Of course there were grave mistakes. There was arrogance, cruelty, complacency and, at times, brutality. There were famines mishandled, local customs misunderstood, and military actions which deserve condemnation. No serious defence of the Empire needs to pretend otherwise.

But perspective matters. To say the British Empire had sins is not to say it was uniquely sinful. Compared with many rival empires, it was often strikingly liberal. It developed legal limits upon authority. It promoted trade more than simple plunder. It built institutions rather than merely draining territories dry. It abolished slavery when many others still profited from it.

There is also the question rarely asked by critics: compared with what?

Would the world have been better had Britain withdrawn and left the field to the Belgian Congo, German colonialism, Russian expansion or Japanese imperial ambition? The answer is far from obvious. The decline of British power did not automatically produce peace, democracy or prosperity. In many places, it produced coups, civil wars and one-party states.

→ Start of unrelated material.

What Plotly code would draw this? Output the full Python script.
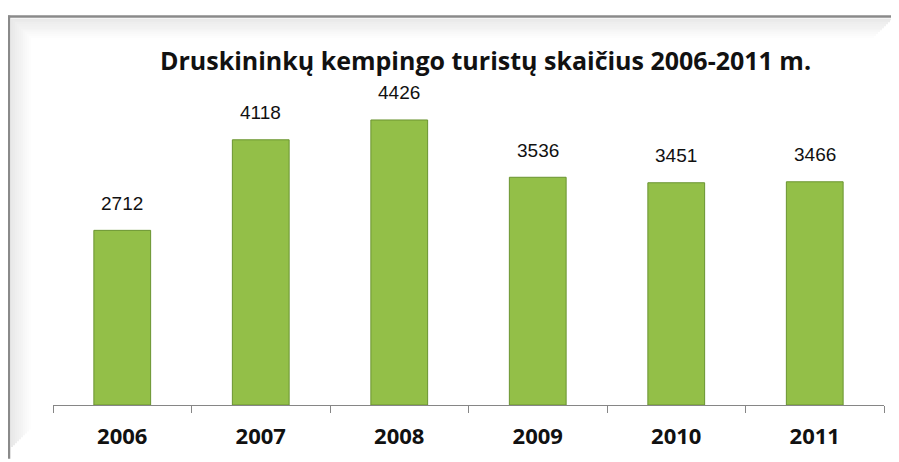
import plotly.graph_objects as go

years = ["2006", "2007", "2008", "2009", "2010", "2011"]
tourists = [2712, 4118, 4426, 3536, 3451, 3466]
title_text = "Druskininkų kempingo turistų skaičius 2006-2011 m."

# page body has 8px default margin -> work in screen px, convert
OFF = 8
SW, SH = 899, 462
W, H = SW - OFF, SH - OFF
# screen-space plot area
SX0, SX1, SYB, SYT = 53, 884, 412, 83
ML = SX0 - OFF
MR = W - (SX1 - OFF)
MT = SYT - OFF
MB = H - (SYB - OFF)
PW = W - ML - MR
PH = H - MT - MB

def px_x(s):
    return (s - OFF - ML) / PW

def px_y(s):
    return (H - MB - (s - OFF)) / PH

fig = go.Figure()
fig.add_trace(go.Bar(
    x=years, y=tourists,
    marker=dict(color="#93bf48", line=dict(color="#6a9430", width=1)),
    width=0.41,
    hoverinfo="x+y",
))

annotations = []
for i, v in enumerate(tourists):
    annotations.append(dict(
        x=i, y=v, xref="x", yref="y", text=str(v), showarrow=False,
        yanchor="middle", yshift=27,
        font=dict(family="Liberation Sans, Arial", size=19, color="#111111"),
    ))

shapes = []
steps = 10
for i in range(steps):
    op = 0.16 * (1 - i / steps)
    shapes.append(dict(type="rect", xref="paper", yref="paper",
                       x0=px_x(11 + i * 2), x1=px_x(13 + i * 2),
                       y0=px_y(455 - i * 2), y1=px_y(17 + i * 2),
                       fillcolor=f"rgba(120,120,120,{op:.3f})", line=dict(width=0), layer="below"))
    shapes.append(dict(type="rect", xref="paper", yref="paper",
                       x0=px_x(13 + i * 2), x1=px_x(892 - i * 2),
                       y0=px_y(17 + i * 2), y1=px_y(19 + i * 2),
                       fillcolor=f"rgba(120,120,120,{op:.3f})", line=dict(width=0), layer="below"))
shapes.append(dict(type="line", xref="paper", yref="paper",
                   x0=px_x(9), x1=px_x(9), y0=px_y(14), y1=px_y(SH + 5),
                   line=dict(color="#8a8a8a", width=2.5)))
shapes.append(dict(type="line", xref="paper", yref="paper",
                   x0=px_x(8), x1=px_x(SW + 5), y0=px_y(15), y1=px_y(15),
                   line=dict(color="#8a8a8a", width=2.5)))

fig.update_layout(
    width=W, height=H,
    margin=dict(l=ML, r=MR, t=MT, b=MB),
    paper_bgcolor="white", plot_bgcolor="white",
    showlegend=False,
    title=dict(text=f"<b>{title_text}</b>", x=px_x(485.5), xref="paper", xanchor="center",
               y=1 - (61 - OFF) / H, yref="container", yanchor="middle",
               font=dict(family="Open Sans", size=25, color="#111111")),
    xaxis=dict(
        type="category", range=[-0.5, len(years) - 0.5], autorange=False,
        showline=True, linecolor="#868686", linewidth=1,
        ticks="outside", ticklen=7, tickcolor="#868686", tickson="boundaries",
        showgrid=False, zeroline=False,
        tickfont=dict(family="Open Sans", size=22, color="#111111", weight="bold"),
        ticklabelstandoff=12,
    ),
    yaxis=dict(range=[0, 5000], autorange=False, visible=False, showgrid=False),
    bargap=0.59,
    annotations=annotations,
    shapes=shapes,
)

fig.write_html("out.html")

The Empire was also not sustained by British force alone. It depended upon local soldiers, judges, merchants, clerks, princes, officials and professionals. The Indian Army was overwhelmingly Indian. Colonial administrations were filled with local intermediaries. This does not make imperial rule democratic, but it does make nonsense of the cartoon in which Britain simply sat upon the world with a boot.

There remains, too, the stubborn fact of cultural inheritance. Cricket, the English language, parliamentary procedure, common law and Commonwealth ties have endured because they proved useful, attractive or both. They were not all maintained at gunpoint. Many former colonies took what they wanted from the imperial inheritance and made it their own.

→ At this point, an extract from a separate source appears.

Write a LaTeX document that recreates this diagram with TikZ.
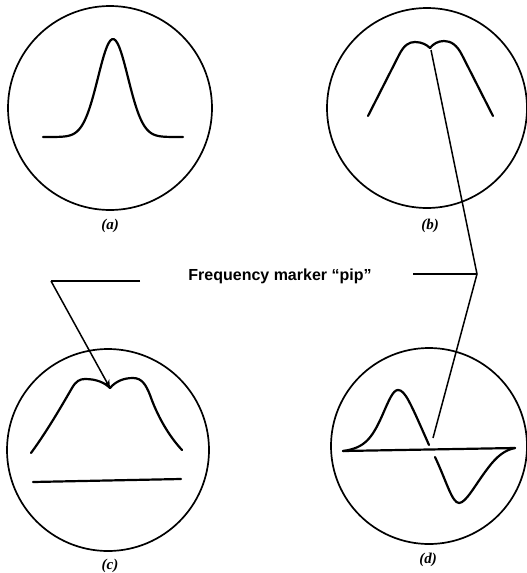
\documentclass[tikz,border=0pt]{standalone}
\usepackage{fontspec}
\setmainfont{Liberation Serif}
\setsansfont{Liberation Sans}
\usetikzlibrary{arrows.meta}
\begin{document}
\begin{tikzpicture}[x=1pt,y=-1pt,
  screen/.style={line width=1.7pt},
  trace/.style={line width=2.2pt,line join=round,line cap=round},
  pointer/.style={line width=1.5pt},
  figlabel/.style={font=\bfseries\itshape\fontsize{15}{15}\selectfont},
  marker/.style={font=\sffamily\bfseries\fontsize{16}{16}\selectfont}]
\useasboundingbox (0,0) rectangle (527,573);
% screens
\draw[screen] (110,108) circle[radius=102pt];
\draw[screen] (427,108) circle[radius=100pt];
\draw[screen] (108,450) circle[radius=101pt];
\draw[screen] (429,446) circle[radius=98pt];
% (a) single peak
\draw[trace] plot[smooth,domain=43:183,samples=80] (\x,{137-98*exp(-((\x-113)/15)^2/2)});
% (b) double-hump
\draw[trace] (368,116) -- (399,55) .. controls (404,45) and (409,42) .. (415,42)
  .. controls (422,42) and (427,45) .. (430,48)
  .. controls (433,44) and (438,41) .. (444,41)
  .. controls (451,41) and (457,45) .. (462,55) -- (493,116);
% (c) trace with marker
\draw[trace] (31,453) .. controls (48,430) and (65,400) .. (72,388)
  .. controls (76,381) and (80,379) .. (85,379)
  .. controls (97,379) and (105,383) .. (110,388)
  .. controls (116,381) and (124,378) .. (133,378)
  .. controls (142,378) and (146,385) .. (150,395)
  .. controls (157,415) and (168,435) .. (182,450);
\draw[trace] (33,482) -- (181,479);
% (d) discriminator S curve
\draw[trace] (343,451) -- (515,448);
\draw[trace] (343,451) .. controls (365,448) and (372,438) .. (382,416)
  .. controls (389,400) and (393,390) .. (398,390)
  .. controls (405,390) and (410,402) .. (429,445);
\draw[trace] (435,457) .. controls (446,480) and (452,503) .. (459,503)
  .. controls (466,503) and (475,485) .. (488,468)
  .. controls (497,456) and (505,450) .. (515,448);
% captions
\node[figlabel] (la) at (110,226) {(a)};
\node[figlabel] (lb) at (430,226) {(b)};
\node[figlabel] (lc) at (110,566) {(c)};
\node[figlabel] (ld) at (428,560) {(d)};
% marker label and pointers
\node[marker] (pip) at (280,276) {Frequency marker “pip”};
\coordinate (lend) at (140,281);
\coordinate (lcorner) at (51,281);
\coordinate (cdip) at (110,388);
\coordinate (rend) at (413,274);
\coordinate (rcorner) at (477,274);
\coordinate (bdip) at (431,50);
\coordinate (dmark) at (433,438);
\draw[pointer] (lend) -- (lcorner);
\draw[pointer,-{Stealth[length=8pt,width=7pt]}] (lcorner) -- (cdip);
\draw[pointer] (rend) -- (rcorner);
\draw[pointer] (bdip) -- (rcorner) -- (dmark);
\end{tikzpicture}
\end{document}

Perhaps the greatest irony is that the British Empire helped create the very world that later judged empire obsolete. Free trade, maritime security, legal order, representative government and abolitionist morality were all strengthened by British power. The Empire helped spread the standards by which it would eventually be criticised.

That is not hypocrisy. It is history.

The British Empire was not a spotless moral enterprise. No empire ever was. It was ambitious, paternalistic, sometimes unjust and sometimes severe. But it also suppressed slavery, spread law, built institutions, opened trade routes and carried ideas of ordered liberty to parts of the world where they had not previously taken root.

To remember only the crimes is not honesty. It is another form of propaganda.

A mature country should be able to look at its past without either swagger or self-loathing. Britain has much to regret, but also much to be proud of. The Empire was flawed because it was human. But judged fairly, and not by the cramped prejudices of the present moment, it was overwhelmingly a force for good.